Per Mortensen è stato stimolante lavorare a Crimes of the Future, un film che Cronenberg aveva realizzato nel 1970, anche se in maniera diversa “È stato bello reinventare insieme a David questa storia. In questi quarant’anni è cambiato lui, ed è cambiato anche il mondo”.
Nel film, ambientato in un mondo distopico, l’attore è un artista performativo che usa il suo corpo in via di trasformazione e mutazione come forma d’arte. “David di ha affidato la libertà di dar vita al copione. Avevamo sei settimane – ha detto sempre Mortensen – Comunque penso ci sia bisogno di vedere più e più volte il film per coglierne ogni sfumatura”.
Del suo personaggio, ha poi spiegato: “È uno che non può stare in piedi o sedersi nella stessa posizione per più di trenta secondi, a volte non riesce a muoversi. Non è in alcun modo a suo agio nel proprio corpo. Ha difficoltà a digerire qualsiasi tipo di cibo o liquido. Non riesce a dormire bene. Cerca costantemente di apportare modifiche sul suo corpo e questo influisce sulla sua voce, sul suo respiro. C’è una strana contraddizione in lui. Da un lato è molto riservato, quasi al punto di essere paranoico, dall’altra parte la sua arte consiste nel mostrare pubblicamente la manipolazione del suo corpo. Quindi è come se lui volesse che le persone prestassero attenzione a lui”.

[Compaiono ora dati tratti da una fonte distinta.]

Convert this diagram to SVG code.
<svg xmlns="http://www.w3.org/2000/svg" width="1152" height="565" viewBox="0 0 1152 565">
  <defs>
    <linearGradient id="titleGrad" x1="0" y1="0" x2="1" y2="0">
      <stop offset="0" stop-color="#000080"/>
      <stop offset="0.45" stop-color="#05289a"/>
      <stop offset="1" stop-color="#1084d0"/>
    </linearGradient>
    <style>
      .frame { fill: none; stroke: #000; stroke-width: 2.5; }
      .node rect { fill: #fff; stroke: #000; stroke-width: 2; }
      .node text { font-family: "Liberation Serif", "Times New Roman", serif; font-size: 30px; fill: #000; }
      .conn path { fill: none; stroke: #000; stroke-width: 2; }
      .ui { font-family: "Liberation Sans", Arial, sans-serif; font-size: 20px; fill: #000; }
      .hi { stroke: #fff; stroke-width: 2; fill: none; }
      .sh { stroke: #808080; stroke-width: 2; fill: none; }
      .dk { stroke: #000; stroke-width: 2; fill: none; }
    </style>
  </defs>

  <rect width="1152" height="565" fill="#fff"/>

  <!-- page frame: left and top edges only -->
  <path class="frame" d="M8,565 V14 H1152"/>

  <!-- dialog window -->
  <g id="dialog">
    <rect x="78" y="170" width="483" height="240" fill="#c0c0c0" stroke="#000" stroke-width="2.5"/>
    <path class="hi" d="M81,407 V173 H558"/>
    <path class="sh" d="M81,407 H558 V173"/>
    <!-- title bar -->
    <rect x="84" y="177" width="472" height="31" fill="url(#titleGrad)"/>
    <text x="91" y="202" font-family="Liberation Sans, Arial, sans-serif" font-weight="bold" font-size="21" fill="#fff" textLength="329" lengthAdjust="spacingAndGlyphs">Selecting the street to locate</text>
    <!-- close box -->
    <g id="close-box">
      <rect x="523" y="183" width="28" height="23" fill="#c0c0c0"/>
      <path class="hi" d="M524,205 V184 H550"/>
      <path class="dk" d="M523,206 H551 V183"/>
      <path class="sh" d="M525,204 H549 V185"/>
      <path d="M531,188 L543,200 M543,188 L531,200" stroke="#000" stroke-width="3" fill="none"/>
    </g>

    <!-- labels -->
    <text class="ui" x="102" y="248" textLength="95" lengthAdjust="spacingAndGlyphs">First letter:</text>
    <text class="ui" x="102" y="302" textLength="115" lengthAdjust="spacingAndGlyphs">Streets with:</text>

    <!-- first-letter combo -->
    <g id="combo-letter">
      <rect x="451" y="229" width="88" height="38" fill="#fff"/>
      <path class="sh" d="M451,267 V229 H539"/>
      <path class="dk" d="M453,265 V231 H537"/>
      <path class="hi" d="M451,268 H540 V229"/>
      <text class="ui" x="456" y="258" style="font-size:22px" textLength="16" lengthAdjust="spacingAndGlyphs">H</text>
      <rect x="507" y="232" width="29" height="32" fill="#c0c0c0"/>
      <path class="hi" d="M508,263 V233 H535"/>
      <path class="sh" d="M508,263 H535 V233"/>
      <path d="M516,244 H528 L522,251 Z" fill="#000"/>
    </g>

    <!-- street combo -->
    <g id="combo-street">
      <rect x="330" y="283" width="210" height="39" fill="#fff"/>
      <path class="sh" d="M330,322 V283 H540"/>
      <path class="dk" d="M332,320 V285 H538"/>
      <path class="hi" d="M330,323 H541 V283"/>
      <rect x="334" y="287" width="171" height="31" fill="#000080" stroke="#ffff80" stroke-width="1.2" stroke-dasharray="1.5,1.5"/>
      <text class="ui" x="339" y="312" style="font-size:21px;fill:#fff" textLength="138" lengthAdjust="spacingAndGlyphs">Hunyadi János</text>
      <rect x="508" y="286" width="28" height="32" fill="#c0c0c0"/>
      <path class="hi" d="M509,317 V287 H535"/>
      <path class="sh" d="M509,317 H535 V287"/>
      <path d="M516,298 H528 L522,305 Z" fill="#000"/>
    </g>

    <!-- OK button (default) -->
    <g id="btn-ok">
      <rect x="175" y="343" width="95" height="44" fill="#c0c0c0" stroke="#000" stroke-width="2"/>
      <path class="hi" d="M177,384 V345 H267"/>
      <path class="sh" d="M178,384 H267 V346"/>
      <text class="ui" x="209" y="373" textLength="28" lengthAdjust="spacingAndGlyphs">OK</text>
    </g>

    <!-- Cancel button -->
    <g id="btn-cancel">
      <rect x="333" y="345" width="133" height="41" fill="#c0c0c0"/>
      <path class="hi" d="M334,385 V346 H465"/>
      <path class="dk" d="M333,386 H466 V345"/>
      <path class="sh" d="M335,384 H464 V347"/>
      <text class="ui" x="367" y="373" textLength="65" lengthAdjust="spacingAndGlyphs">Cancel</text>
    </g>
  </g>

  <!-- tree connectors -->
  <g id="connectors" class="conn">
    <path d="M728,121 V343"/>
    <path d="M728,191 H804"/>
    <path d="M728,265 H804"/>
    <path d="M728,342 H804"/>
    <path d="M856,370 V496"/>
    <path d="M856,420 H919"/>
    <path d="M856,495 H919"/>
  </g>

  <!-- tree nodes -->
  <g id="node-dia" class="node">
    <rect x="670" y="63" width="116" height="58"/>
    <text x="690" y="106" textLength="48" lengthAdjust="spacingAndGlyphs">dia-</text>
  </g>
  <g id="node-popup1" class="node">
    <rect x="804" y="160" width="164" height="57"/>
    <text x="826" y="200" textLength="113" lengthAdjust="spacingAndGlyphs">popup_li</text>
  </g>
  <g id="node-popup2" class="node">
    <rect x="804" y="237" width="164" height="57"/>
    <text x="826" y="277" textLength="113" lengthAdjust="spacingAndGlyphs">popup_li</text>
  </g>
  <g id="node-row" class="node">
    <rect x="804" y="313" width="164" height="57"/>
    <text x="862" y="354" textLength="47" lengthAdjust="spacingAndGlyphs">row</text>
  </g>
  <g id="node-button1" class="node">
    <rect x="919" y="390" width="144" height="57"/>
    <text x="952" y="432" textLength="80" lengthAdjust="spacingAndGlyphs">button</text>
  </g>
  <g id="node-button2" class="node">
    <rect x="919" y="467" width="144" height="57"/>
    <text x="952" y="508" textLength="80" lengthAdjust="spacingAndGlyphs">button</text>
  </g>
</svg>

E una che lo fa nel film è il personaggio di Léa Seydoux, la sua partner artistica. “Con lei è stato facile creare la giusta chimica sul set, anche se in alcune scene abbiamo recitato nudi e c’erano lame da tutte le parti”, ha detto sorridendo. Gli imprevisti quando si gira un film sono all’ordine del giorno. La pandemia ha fatto spostare le riprese di Crimes of the Future dal Canada prima in Ungheria, e alla fine in Grecia, dove facevano più di 40 gradi, gli attori indossavano abiti pesanti e prostetici, e ad aiutarli non c’era neppure l’aria condizionata. Ma in queste situazioni bisogna comunque pensare positivo. “Da questo periodo ho imparato ad adattarmi e ad andare oltre. Bisogna fare amicizia con l’ostacolo. Se c’è un problema va affrontato, e vedere cosa c’è di buono. Io penso positivo, perché credo ci sia sempre qualcuno che sta peggio”.

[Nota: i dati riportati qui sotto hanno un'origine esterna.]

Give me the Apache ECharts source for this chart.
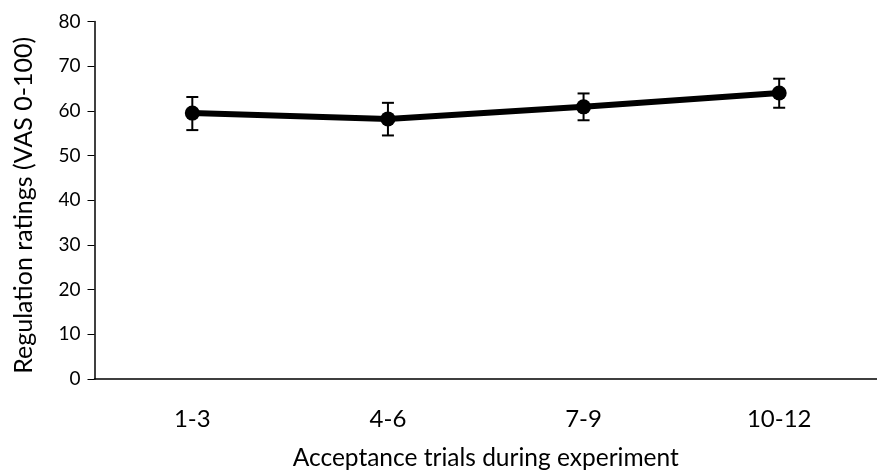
<!DOCTYPE html>
<html><head><meta charset="utf-8">
<script src="https://cdn.jsdelivr.net/npm/echarts@6/dist/echarts.min.js"></script>
<style>html,body{margin:0;padding:0;background:#fff;overflow:hidden}#c{width:877px;height:476px}</style>
</head><body><div id="c"></div>
<script>
const categories = ['1-3', '4-6', '7-9', '10-12'];
const means = [59.5, 58.2, 60.9, 64.0];
const errLow = [55.7, 54.5, 57.9, 60.7];
const errHigh = [63.1, 61.8, 63.9, 67.2];
const yTicks = [0, 80, 10];

const chart = echarts.init(document.getElementById('c'));
const FONT = 'Lato';
chart.setOption({
  animation: false,
  grid: { left: 94.5, top: 21.5, width: 792, height: 358.5 },
  xAxis: [{
    type: 'category', data: categories, boundaryGap: true, position: 'bottom',
    name: 'Acceptance trials during experiment', nameLocation: 'middle', nameGap: 67,
    nameTextStyle: { fontFamily: FONT, fontSize: 24.5, color: '#000' },
    axisLine: { lineStyle: { color: '#000', width: 1.5 } },
    axisTick: { alignWithLabel: true, length: 6, lineStyle: { color: '#000', width: 1 } },
    axisLabel: { fontFamily: FONT, fontSize: 24, color: '#000', margin: 28 }
  }, {
    type: 'category', data: categories, boundaryGap: true, position: 'bottom', offset: 0,
    axisLine: { show: false },
    axisTick: { alignWithLabel: true, inside: true, length: 6, lineStyle: { color: '#000', width: 1 } },
    axisLabel: { show: false }
  }],
  yAxis: {
    type: 'value', min: yTicks[0], max: yTicks[1], interval: yTicks[2],
    name: 'Regulation ratings (VAS 0-100)', nameLocation: 'middle', nameGap: 58, nameRotate: 90,
    nameTextStyle: { fontFamily: FONT, fontSize: 25, color: '#000', padding: [0, 10, 0, 0] },
    axisLine: { show: true, lineStyle: { color: '#000', width: 1.5 } },
    axisTick: { show: true, length: 7, lineStyle: { color: '#000', width: 1 } },
    axisLabel: { fontFamily: FONT, fontSize: 19, color: '#000', margin: 14 },
    splitLine: { show: false }
  },
  series: [
    {
      type: 'line', data: means, symbol: 'circle', symbolSize: 15,
      lineStyle: { color: '#000', width: 6 }, itemStyle: { color: '#000' }, z: 2
    },
    {
      type: 'custom', z: 3,
      data: categories.map((c, i) => [i, errLow[i], errHigh[i]]),
      renderItem: function (params, api) {
        const lo = api.coord([api.value(0), api.value(1)]);
        const hi = api.coord([api.value(0), api.value(2)]);
        const hw = 6;
        const st = { stroke: '#000', lineWidth: 2 };
        return { type: 'group', children: [
          { type: 'line', shape: { x1: lo[0], y1: lo[1], x2: hi[0], y2: hi[1] }, style: st },
          { type: 'line', shape: { x1: lo[0]-hw, y1: lo[1], x2: lo[0]+hw, y2: lo[1] }, style: st },
          { type: 'line', shape: { x1: hi[0]-hw, y1: hi[1], x2: hi[0]+hw, y2: hi[1] }, style: st }
        ]};
      }
    }
  ]
});
</script></body></html>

Mortensen è stato candidato tre volte agli Oscar. Green Book, nel quale era il protagonista insieme a Mahershala Ali. ha vinto la statuetta come Miglior film nel 2019. Ma per l’attore i premi non contano poi così tanto. “Non faccio e promuovo film pensando che vinceranno qualcosa. Voglio che la gente veda i film che faccio perché penso abbiano qualcosa da dire e valga la pena guardarli. I premi possono aiutare però le persone ad andare al cinema o vedere il film in streaming”.

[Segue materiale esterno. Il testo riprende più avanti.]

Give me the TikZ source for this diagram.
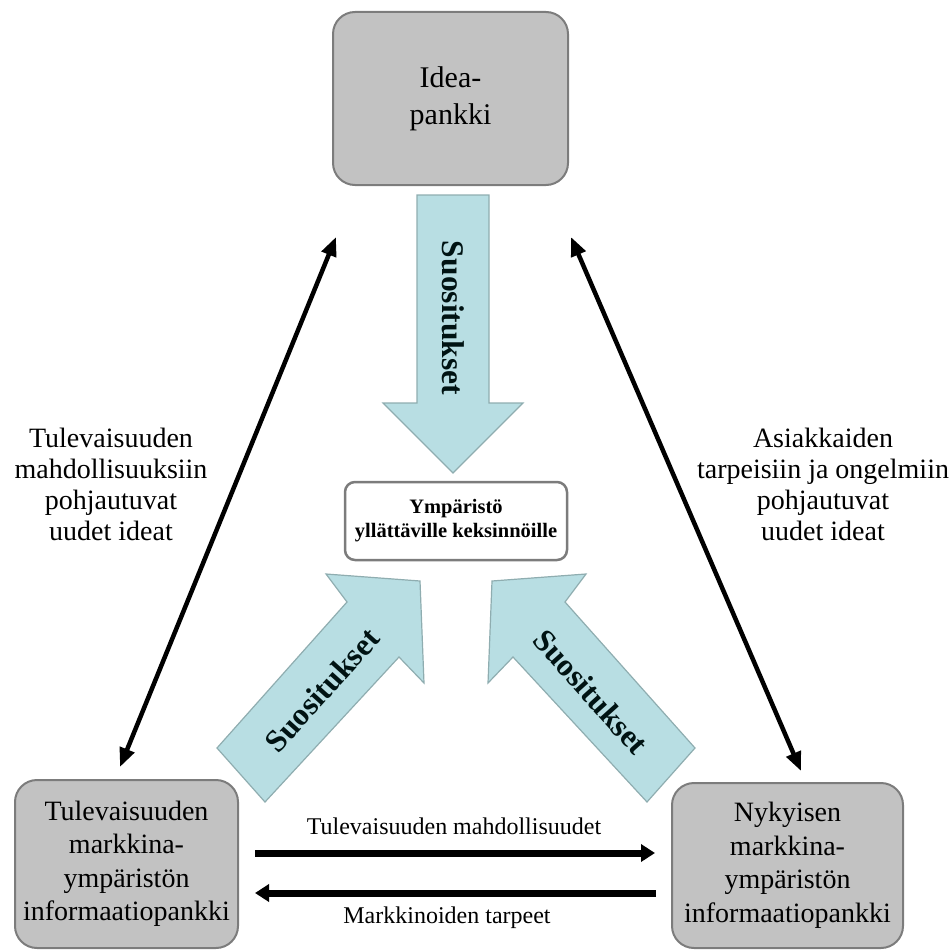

E ha raccontato un episodio che ha visto protagonisti Cronenberg e Pedro Almodovar proprio a Cannes. “Era il 1999 quando Cronenberg ha assegnato la Palma d’oro a Rosetta dei fratelli Dardenne, dopo un consenso unanime della giuria. Almodovar che aveva Tutto su mia madre in competizione disse di esser stato derubato della vittoria. Comportamenti che mi hanno ricordato quelli di Donald Trump”.